Anyone that remembers the glory years of the “B-town” scene might think they know Swim Deep, but several years and a reshuffling of band members on, Emerald Classics is sonically a world away from their 2013 debut. It is still, however, set firmly in its hometown of Birmingham.
This latest evolution of Swim Deep sees original members Austin and Cav, along with second-season regular James Balmont, joined by ex-Childhood drummer Thomas Fiquet, and Robbie Wood on guitar. The gang is bigger, the sound is grander, but the heart of the album - growing up in working-class Brum - is still as humble.

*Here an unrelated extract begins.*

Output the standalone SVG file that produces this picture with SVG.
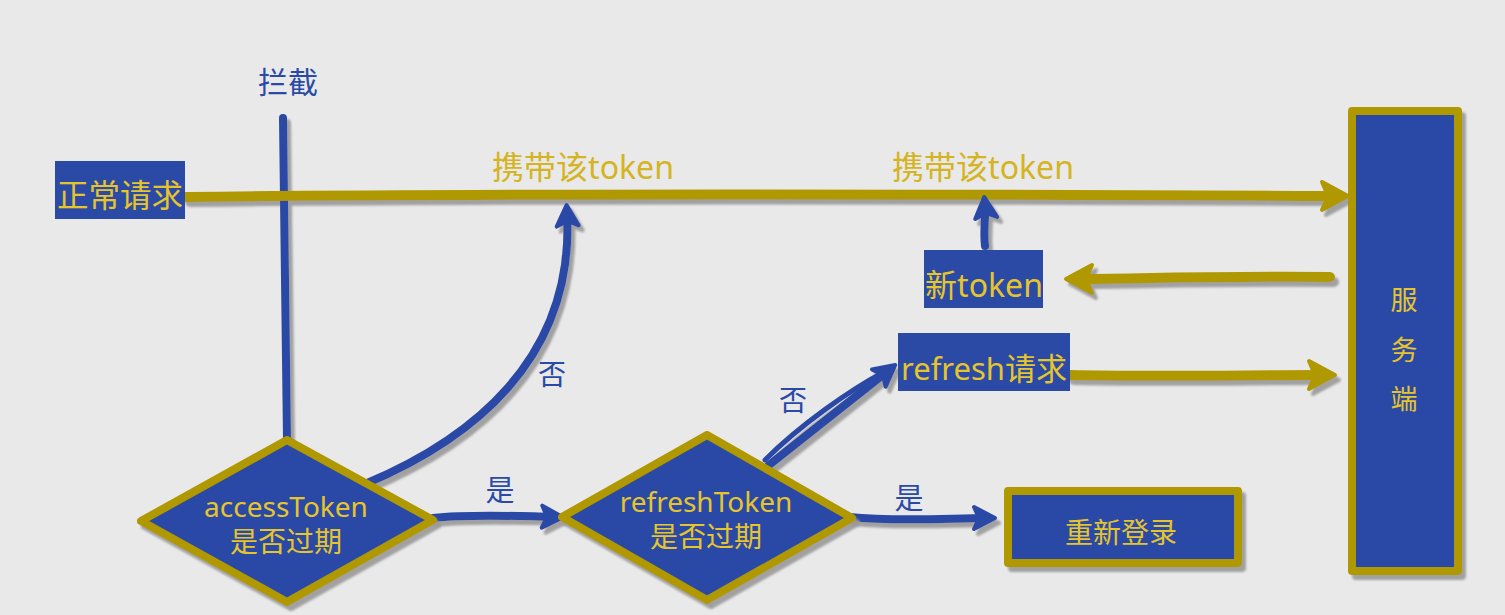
<svg xmlns="http://www.w3.org/2000/svg" width="1505" height="615" viewBox="0 0 1505 615">
<style>
.bg{fill:#e9e9e9}
.box{fill:#2a4aa6}
.gbox{fill:#2a4aa6;stroke:#b09800;stroke-width:8;stroke-linejoin:round}
.t{font-family:"Noto Sans","Noto Sans CJK SC",sans-serif;text-anchor:middle}
.ty{fill:#e6c52c}
.tg{fill:#d4b423}
.tb{fill:#2a4aa6}
.lg{fill:none;stroke:#b09800;stroke-width:10;stroke-linecap:round}
.lb{fill:none;stroke:#2a4aa6;stroke-width:8;stroke-linecap:round}
</style>
<defs>
<filter id="sh" filterUnits="userSpaceOnUse" x="0" y="0" width="1505" height="615">
<feDropShadow dx="4" dy="5" stdDeviation="1.2" flood-color="#9a9a9a" flood-opacity="0.9"/>
</filter>
<marker id="ag" markerUnits="userSpaceOnUse" markerWidth="34" markerHeight="36" refX="19" refY="17" orient="auto">
<path d="M3,3 L29,17 L3,31 L9,17 Z" fill="#b09800" stroke="#b09800" stroke-width="4" stroke-linejoin="round"/>
</marker>
<marker id="ab" markerUnits="userSpaceOnUse" markerWidth="28" markerHeight="30" refX="16" refY="14" orient="auto">
<path d="M3,3 L24,14 L3,25 L8,14 Z" fill="#2a4aa6" stroke="#2a4aa6" stroke-width="4" stroke-linejoin="round"/>
</marker>
</defs>
<rect class="bg" x="0" y="0" width="1505" height="615"/>

<g id="connectors" filter="url(#sh)">
<path class="lb" d="M283,118 C284,250 286,350 287,440"/>
<path class="lg" marker-end="url(#ag)" d="M186,197 C500,193 900,194 1338,196"/>
<path class="lg" marker-end="url(#ag)" d="M1330,277 C1200,276 1130,279 1076,279"/>
<path class="lg" marker-end="url(#ag)" d="M1070,375 C1150,377 1250,375 1325,375"/>
<path class="lb" marker-end="url(#ab)" d="M433,518 C470,514 520,516 555,517"/>
<path class="lb" marker-end="url(#ab)" d="M365,484 C470,440 575,360 567,213"/>
<path class="lb" marker-end="url(#ab)" d="M849,517 C900,522 950,518 987,518"/>
<path class="lb" marker-end="url(#ab)" d="M769,465 L889,370"/>
<path class="lb" style="stroke-width:5" d="M765,460 C800,425 850,390 884,372"/>
<path class="lb" marker-end="url(#ab)" d="M985,246 C983,230 986,216 985,205"/>
</g>

<g id="label-lanjie"><text class="t tb" x="288" y="93" font-size="30">拦截</text></g>
<g id="label-carry1"><text class="t tg" x="583" y="179" font-size="32">携带该token</text></g>
<g id="label-carry2"><text class="t tg" x="983" y="179" font-size="32">携带该token</text></g>
<g id="label-no1"><text class="t tb" x="552" y="385" font-size="28">否</text></g>
<g id="label-yes1"><text class="t tb" x="500" y="501" font-size="29">是</text></g>
<g id="label-no2"><text class="t tb" x="793" y="411" font-size="28">否</text></g>
<g id="label-yes2"><text class="t tb" x="909" y="509" font-size="29">是</text></g>

<g id="normal-request">
<rect class="box" x="55" y="161" width="130" height="58"/>
<text class="t ty" x="120" y="207" font-size="31.5">正常请求</text>
</g>

<g id="access-decision">
<polygon class="gbox" filter="url(#sh)" points="141,521 287,440 433,520 287,602"/>
<text class="t ty" font-size="28"><tspan x="286" y="517">accessToken</tspan><tspan x="286" dy="35">是否过期</tspan></text>
</g>

<g id="refresh-decision">
<polygon class="gbox" filter="url(#sh)" points="562,517 707,435 852,518 707,600"/>
<text class="t ty" font-size="28"><tspan x="706" y="512">refreshToken</tspan><tspan x="706" dy="35">是否过期</tspan></text>
</g>

<g id="new-token">
<rect class="box" x="924" y="250" width="119" height="58"/>
<text class="t ty" x="984" y="297" font-size="32">新token</text>
</g>

<g id="refresh-request">
<rect class="box" x="898" y="333" width="172" height="58"/>
<text class="t ty" x="984" y="380" font-size="31">refresh请求</text>
</g>

<g id="relogin">
<rect class="gbox" filter="url(#sh)" x="1008" y="491" width="230" height="72"/>
<text class="t ty" x="1121" y="543" font-size="28">重新登录</text>
</g>

<g id="server">
<rect class="gbox" filter="url(#sh)" x="1352" y="111" width="106" height="460"/>
<text class="t ty" x="1404" y="310" font-size="27">服</text>
<text class="t ty" x="1404" y="360" font-size="27">务</text>
<text class="t ty" x="1404" y="409" font-size="27">端</text>
</g>
</svg>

With the title itself honouring their local Irish boozer, "The Emerald", each track captures an ambitious balance between the mundane and the uplifting, in what they self-proclaim to be "an album for dreamers and pub jukeboxes". Lead single “To Feel Good” surmises this ethos, opening the album with the lyrics "I've woke up this morning and the birds are singing their song / And somehow even they sound skint and bored", whilst also featuring the Margate Social Singing Choir who bring an ethereal energy to the track that contrasts Austin's otherwise isolated spoken-word vocal. This sentiment of a higher, spiritual positivity is revisited all over the album, while the band still return to their roots in the form of a bittersweet love letter to life in Birmingham.
This doesn't get much clearer than in the synth-pop grooves of “0121 Desire”, as the lyrics "You wouldn't want to leave here / You wouldn't want to stay" seem so familiar a feeling about any hometown where you grew up but grew out of. Meanwhile a feeling of nostalgia also runs heavy in 90s dance-anthem styled “Happy As Larrie”, and rings romantically through “Top Of The Pops”. It's clear that Austin and Cav saw something to fight for in the idea of Swim Deep. From their dream-pop origins, through their psychedelic sophomore, they have arrived at a spiritual revolution with Emerald Classics.
It's a development to be proud of, to feel good about, and after facing the potentially band-shattering event of being dropped by a major label it's impressive to see them persevere (releasing this album independently on their own label, Pop Committee), and do it with such positivity and gratitude.